The site works by reading open-source projects as working software, not as announcements. We look at the code, the README, the issues, the release notes, the dependency choices, and the shape of the API, then translate that into plain language about what the project does, what it replaces, and where it will break if the builder assumptions are wrong. If a GitHub repo claims to simplify wallet flows, we ask which flow, for which chain, with what trade-offs around custody, signing, and recovery. If a tooling library claims to speed up development, we check whether it reduces boilerplate, improves testability, or just moves complexity into a different layer. The point is to give readers something closer to a field note than a rewrite.

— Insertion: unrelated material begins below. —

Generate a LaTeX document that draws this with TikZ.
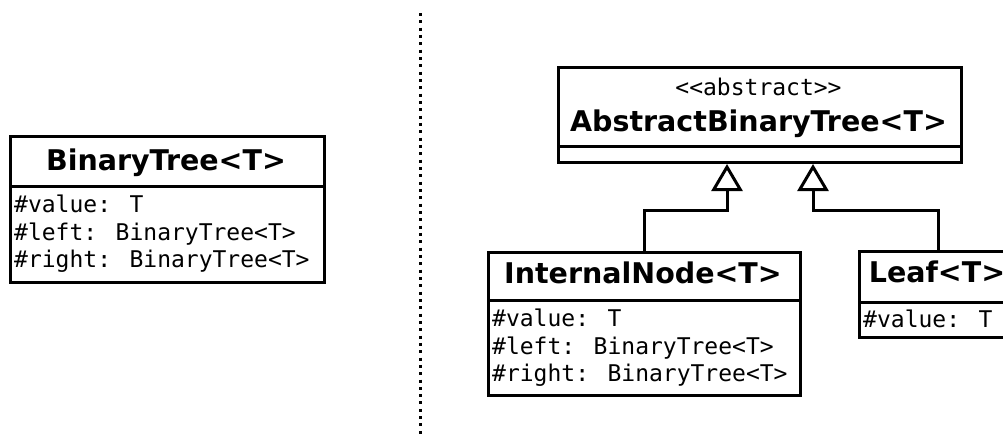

Magneko covers web3 tools, developer libraries, wallet infrastructure, smart contract tools, on-chain analytics, open source projects, protocol explainers, blockchain dev, GitHub finds, Rust and Solidity, node infrastructure, identity and auth, developer UX, testing frameworks, security tools, DeFi tooling, and NFT infrastructure. Each category answers a concrete question. Is this library better for shipping a production wallet connection flow on Ethereum, Solana, or another chain? Does this smart contract tool catch bugs before audit time or simply make the demo cleaner? Does an analytics project help you understand transaction behavior, address clusters, or protocol usage, and at what cost to latency or precision? Can a node or indexing stack survive real traffic, or is it only elegant on localhost? For teams building in crypto, blockchain, wallets, and on-chain apps, those are the questions that determine whether a repo is useful or just interesting.
The editorial rule here is simple: if a project would not hold up under scrutiny, it does not get dressed up for convenience. Magneko does not take paid placement as a substitute for relevance, does not hide promotion inside praise, and does not pretend that every GitHub project is equally useful just because it is open source. We separate description from endorsement, state limitations when they are obvious, and prefer specifics over posture. When a tool has sharp edges, we say where they are. When a project solves a narrow problem well, we say which problem and for whom. That discipline matters because readers in this space are not looking for applause; they are looking for enough clarity to decide what to try, what to ignore, and what to build next.